L’abbiamo detto più volte e lo ripetiamo: non c’è alcun dubbio che quando un popolo scende in piazza per chiedere “pane e democrazia”, merita la solidarietà e il sostegno di tutte le persone civili. I dittatori dei paesi nordafricani hanno governato per decenni ma l’unico aspetto positivo per noi occidentali è che hanno tenuto a bada il partito islamico, tipo Iran, per intenderci. Per il resto disuguaglianze, corruzione, nepotismo, privilegi l’hanno fatta da padrone, malgrado la coloritura vagamente populista-rivoluzionaria-sinistrorsa di quei regimi. Tra parentesi: non per nulla, a difendere Gheddafi, oggi troviamo il Venezuela di Chavez, la Cuba di Castro, lo Zimbabwe di Mugabe e il Nicaragua di Ortega, con qualche riguardo da parte della Cina, magari, quest’ultima, per motivi solo di petrolio.
Al punto drammatico, da guerra civile, in cui si trova la Libia, è chiaro che la storia deve fare e farà il suo corso. Tuttavia, non è possibile non notare il diverso atteggiamento, all’indomani delle manifestazioni di piazza, tenuto da Ben Alì in Tunisia, e da Hosni Mubarack, in Egitto, da una parte, e da Gheddafi dall’altra. Nei loro rispettivi Paesi hanno gestito male il loro potere, l’ex presidente tunisino, oltre tutto, è uscito di scena da vigliacco, fuggendo di nascosto, però l’uno, Mubarack ha resistito finché ha potuto e poi ha ceduto il potere, l’altro, Ben Alì, si è rifiutato di far sparare sulla folla.
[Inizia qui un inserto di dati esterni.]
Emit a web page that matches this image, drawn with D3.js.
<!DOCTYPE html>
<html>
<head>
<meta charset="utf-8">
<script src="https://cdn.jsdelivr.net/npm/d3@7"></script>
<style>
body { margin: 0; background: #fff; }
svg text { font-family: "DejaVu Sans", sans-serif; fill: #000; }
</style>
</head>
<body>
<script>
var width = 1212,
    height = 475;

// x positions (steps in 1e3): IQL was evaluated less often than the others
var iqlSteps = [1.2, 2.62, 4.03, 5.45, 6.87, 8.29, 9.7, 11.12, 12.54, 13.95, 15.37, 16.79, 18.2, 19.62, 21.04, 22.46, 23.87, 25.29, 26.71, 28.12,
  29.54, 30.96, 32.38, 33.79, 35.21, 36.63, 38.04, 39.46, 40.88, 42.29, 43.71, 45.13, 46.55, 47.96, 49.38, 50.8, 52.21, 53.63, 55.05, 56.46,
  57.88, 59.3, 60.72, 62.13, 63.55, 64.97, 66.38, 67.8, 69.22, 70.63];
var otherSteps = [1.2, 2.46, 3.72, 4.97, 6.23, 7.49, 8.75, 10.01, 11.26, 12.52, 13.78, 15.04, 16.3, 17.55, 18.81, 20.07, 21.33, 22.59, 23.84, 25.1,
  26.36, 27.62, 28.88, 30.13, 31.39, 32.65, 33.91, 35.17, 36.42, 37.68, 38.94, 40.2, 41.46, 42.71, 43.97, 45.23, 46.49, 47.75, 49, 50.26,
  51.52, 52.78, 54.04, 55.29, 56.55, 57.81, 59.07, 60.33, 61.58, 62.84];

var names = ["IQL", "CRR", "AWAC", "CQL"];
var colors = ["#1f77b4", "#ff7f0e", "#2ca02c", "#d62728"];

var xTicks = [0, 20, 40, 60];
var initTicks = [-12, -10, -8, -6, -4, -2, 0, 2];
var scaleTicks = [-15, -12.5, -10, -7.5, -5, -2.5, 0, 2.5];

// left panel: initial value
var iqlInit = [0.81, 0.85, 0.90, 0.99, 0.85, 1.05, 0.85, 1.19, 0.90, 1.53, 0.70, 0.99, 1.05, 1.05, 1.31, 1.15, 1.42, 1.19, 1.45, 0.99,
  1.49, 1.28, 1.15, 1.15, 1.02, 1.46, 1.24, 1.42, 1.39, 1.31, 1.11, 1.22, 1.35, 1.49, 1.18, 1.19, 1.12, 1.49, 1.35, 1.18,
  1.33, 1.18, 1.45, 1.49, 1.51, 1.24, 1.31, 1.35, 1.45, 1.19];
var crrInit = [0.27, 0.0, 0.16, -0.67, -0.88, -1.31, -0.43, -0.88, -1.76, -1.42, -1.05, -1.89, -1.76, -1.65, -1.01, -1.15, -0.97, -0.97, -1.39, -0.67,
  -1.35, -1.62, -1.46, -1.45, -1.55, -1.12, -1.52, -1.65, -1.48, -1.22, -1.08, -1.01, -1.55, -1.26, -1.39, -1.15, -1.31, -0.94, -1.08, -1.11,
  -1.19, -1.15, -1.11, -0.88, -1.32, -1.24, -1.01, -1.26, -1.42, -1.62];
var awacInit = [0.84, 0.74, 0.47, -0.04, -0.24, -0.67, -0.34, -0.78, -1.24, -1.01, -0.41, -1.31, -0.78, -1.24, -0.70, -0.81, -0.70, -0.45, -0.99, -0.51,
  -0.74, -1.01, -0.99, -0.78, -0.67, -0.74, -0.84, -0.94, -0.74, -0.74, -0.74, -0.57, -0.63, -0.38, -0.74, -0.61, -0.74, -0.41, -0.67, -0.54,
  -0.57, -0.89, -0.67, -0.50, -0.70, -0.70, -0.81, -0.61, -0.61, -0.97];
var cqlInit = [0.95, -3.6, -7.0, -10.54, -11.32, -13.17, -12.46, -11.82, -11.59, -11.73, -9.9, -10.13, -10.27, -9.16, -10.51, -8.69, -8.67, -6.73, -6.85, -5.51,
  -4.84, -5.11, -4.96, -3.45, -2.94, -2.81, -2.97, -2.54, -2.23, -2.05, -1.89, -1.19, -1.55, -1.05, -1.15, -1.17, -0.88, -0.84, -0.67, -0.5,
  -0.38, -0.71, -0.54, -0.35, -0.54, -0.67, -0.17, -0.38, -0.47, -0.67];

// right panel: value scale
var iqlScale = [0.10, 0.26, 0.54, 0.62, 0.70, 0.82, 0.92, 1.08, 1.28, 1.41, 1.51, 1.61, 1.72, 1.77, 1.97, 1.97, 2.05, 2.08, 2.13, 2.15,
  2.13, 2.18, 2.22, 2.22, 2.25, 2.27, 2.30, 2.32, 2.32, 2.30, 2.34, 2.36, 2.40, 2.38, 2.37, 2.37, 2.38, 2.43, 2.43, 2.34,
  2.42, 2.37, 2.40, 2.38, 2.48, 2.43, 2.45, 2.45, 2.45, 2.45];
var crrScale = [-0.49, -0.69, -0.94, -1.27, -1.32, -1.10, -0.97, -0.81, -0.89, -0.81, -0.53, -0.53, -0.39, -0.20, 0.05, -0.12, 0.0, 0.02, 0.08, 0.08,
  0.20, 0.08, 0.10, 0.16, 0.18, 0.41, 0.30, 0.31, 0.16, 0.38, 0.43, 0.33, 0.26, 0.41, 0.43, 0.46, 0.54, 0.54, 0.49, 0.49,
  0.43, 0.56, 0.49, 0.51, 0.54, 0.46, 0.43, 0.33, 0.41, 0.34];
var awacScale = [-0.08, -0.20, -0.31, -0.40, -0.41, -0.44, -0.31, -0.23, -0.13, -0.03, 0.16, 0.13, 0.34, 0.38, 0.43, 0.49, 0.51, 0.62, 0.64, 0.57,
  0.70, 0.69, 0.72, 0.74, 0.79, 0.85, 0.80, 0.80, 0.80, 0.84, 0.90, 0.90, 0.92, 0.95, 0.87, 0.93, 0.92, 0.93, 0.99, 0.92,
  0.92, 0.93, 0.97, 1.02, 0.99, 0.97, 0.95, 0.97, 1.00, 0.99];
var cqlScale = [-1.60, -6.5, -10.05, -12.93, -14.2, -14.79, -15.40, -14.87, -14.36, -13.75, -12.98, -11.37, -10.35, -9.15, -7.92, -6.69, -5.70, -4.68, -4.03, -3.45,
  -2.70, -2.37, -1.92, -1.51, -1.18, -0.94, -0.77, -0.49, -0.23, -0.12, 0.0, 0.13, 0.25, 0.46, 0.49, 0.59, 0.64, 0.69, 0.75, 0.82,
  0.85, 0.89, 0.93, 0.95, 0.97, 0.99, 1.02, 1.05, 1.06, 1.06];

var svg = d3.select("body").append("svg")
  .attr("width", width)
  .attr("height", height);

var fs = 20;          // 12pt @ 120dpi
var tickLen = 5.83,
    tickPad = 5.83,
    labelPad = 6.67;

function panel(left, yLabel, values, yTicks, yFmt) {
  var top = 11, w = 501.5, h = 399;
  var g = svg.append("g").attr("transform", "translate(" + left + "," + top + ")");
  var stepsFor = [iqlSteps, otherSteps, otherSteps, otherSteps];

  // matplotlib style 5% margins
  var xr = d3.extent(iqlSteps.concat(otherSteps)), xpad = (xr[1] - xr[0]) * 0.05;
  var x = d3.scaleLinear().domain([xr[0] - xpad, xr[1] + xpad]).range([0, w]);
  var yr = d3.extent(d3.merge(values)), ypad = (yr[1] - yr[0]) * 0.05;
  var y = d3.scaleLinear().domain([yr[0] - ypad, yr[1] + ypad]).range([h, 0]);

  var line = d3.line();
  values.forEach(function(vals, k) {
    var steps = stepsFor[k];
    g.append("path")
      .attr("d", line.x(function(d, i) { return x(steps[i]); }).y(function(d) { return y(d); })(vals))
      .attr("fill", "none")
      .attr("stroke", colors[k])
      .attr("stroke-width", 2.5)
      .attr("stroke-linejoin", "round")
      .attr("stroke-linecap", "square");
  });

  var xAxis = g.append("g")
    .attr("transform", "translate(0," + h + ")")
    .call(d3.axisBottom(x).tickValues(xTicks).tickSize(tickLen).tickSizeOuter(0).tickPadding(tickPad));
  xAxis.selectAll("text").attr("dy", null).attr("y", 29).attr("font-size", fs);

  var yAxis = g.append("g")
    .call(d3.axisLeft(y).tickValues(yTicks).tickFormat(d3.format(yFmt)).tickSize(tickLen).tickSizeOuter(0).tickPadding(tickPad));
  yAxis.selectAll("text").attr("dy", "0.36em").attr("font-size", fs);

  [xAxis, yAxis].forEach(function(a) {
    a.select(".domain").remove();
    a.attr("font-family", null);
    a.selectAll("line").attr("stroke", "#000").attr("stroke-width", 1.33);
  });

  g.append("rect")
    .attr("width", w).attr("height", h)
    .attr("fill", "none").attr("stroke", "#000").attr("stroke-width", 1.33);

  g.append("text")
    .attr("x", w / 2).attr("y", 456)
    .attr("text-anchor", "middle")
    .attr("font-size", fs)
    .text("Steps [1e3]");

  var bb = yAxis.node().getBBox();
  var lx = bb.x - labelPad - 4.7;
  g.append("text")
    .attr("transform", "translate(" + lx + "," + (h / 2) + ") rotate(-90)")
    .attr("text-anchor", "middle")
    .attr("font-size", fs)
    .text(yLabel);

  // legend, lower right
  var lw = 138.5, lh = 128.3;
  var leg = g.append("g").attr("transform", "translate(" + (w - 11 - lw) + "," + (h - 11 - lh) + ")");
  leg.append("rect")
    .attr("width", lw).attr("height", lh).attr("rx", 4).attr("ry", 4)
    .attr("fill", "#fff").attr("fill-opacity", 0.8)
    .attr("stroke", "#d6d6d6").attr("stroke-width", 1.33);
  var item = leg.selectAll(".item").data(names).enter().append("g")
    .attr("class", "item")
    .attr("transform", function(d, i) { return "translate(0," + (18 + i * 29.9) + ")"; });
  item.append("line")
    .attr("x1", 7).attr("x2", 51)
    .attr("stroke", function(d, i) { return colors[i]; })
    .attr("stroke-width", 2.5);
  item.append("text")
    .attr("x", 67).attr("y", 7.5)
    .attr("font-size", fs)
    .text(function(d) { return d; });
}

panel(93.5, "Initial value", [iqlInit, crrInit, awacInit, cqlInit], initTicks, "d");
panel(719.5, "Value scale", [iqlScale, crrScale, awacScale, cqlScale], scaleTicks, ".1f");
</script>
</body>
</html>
Intendiamoci, non è un merito, è solo una differenza tra lui e Gheddafi, che invece, sui manifestanti ha fatto sparare e continua a farlo.
Perché l’ha fatto? Certamente perché è un satrapo sanguinario, fu lui nel 1989 a dare l’ordine di far saltare l’aereo che esplose su Lockerbie; certamente perché, esaltato com’è, pensa di essere la Libia, ma l’ha fatto – forse – anche perché ha capito quel che i primi due non hanno capito, e cioè che dietro le rivolte c’è la fame e la sete di democrazia, ma c’è anche un’occulta ma chiara regia dell’Iran e del partito islamista che hanno orientato gli avvenimenti.
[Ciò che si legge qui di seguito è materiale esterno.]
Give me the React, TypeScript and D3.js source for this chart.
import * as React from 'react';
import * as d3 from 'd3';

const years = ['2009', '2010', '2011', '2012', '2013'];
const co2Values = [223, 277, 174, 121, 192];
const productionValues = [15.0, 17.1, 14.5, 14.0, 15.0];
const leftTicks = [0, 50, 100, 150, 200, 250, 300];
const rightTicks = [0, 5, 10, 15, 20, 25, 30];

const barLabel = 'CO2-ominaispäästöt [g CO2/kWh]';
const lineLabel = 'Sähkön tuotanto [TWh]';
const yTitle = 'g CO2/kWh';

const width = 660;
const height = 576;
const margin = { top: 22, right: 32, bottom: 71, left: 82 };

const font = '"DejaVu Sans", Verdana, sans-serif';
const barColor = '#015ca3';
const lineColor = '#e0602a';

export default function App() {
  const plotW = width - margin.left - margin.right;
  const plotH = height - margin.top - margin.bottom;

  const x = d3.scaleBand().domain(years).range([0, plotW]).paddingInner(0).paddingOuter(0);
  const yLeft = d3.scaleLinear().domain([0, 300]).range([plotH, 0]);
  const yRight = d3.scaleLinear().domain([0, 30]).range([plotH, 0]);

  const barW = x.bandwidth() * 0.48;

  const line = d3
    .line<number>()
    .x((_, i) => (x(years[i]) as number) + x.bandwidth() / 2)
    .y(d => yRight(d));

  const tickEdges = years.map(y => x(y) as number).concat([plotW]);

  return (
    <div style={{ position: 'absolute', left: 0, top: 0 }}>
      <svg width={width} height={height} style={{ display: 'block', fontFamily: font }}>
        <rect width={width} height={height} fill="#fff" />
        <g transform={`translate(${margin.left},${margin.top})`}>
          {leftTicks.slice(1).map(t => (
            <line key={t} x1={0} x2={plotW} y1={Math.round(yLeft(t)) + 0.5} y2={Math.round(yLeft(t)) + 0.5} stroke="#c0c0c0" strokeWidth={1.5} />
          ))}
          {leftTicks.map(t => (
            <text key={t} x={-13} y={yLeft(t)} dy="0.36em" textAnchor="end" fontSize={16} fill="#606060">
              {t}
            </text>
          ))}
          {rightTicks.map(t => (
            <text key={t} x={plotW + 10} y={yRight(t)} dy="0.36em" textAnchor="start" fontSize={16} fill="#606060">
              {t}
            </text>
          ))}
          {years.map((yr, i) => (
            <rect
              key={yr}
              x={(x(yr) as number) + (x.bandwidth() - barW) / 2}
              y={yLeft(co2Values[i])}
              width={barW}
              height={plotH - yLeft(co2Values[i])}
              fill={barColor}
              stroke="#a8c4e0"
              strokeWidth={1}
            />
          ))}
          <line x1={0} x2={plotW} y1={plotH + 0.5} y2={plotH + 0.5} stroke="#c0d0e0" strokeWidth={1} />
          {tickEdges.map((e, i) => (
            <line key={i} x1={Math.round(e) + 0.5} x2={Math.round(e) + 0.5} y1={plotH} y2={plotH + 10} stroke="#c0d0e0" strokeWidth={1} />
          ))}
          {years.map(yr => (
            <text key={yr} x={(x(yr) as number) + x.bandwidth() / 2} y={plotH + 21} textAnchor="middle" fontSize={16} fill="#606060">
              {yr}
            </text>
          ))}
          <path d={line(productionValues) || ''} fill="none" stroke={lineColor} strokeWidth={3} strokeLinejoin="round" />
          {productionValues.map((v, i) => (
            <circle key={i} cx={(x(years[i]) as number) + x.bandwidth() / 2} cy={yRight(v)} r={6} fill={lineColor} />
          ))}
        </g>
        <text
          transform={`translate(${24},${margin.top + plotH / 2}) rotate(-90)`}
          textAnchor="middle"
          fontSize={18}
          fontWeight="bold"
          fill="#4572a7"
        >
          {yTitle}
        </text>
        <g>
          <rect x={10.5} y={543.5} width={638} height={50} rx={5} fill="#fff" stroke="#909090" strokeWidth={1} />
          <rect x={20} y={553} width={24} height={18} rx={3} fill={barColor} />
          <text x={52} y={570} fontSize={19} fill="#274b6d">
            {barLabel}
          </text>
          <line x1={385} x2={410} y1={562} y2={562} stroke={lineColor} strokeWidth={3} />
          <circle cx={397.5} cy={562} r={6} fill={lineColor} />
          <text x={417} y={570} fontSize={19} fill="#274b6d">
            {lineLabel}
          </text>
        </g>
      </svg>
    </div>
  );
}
Come si fa a dirlo? Molti commentatori hanno semplicemente messo a fuoco alcuni fatti. Le notizie sulle rivolte sono state date dalla potente Al Jazeera, l’emittente di proprietà dell’emiro del Qatar, Hamad bin Khalifa, monarca assoluto del piccolo Stato del Golfo, ricco di petrolio. Le altre emittenti occidentali le hanno riprese da Al Jazeera, in modo particolare dall’edizione inglese.
È stata Al Jazeera che ha diffuso una serie di notizie – poi risultate false – prima dei diecimila morti e cinquantamila feriti in Libia, poi delle fosse comuni (era in realtà un cimitero esistente da decenni, come ha rivelato Del Boca sui media italiani), poi ancora di conquiste di basi aeree mai avvenute e infine di bombardamenti sulla folla da parte di Mig ed elicotteri. Senza contare le immagini sulle piazze della Libia che non sembravano proprio affollate di manifestanti.
Tutto questo per incoraggiare le rivolte ed orientarle. A quale scopo? L’emiro del Qatar non è solo un monarca assoluto, è anche quello più vicino all’Iran e più distante dagli stessi Paesi arabi, come l’Arabia Saudita, che dialogano con l’Occidente e con gli Usa.
Se due più due fa quattro, la strategia è chiara: il partito islamista vuole rientrare in gioco e si serve dei disordini per chiedere elezioni e conquistare il potere, magari a gradi. Di tutto questo l’Occidente deve tenere conto e vigilare, se non vorrà assistere, con il dopo Mubarack, il dopo Bel Alì e il dopo Gheddafi, ad un epilogo reazionario e pericoloso delle rivolte.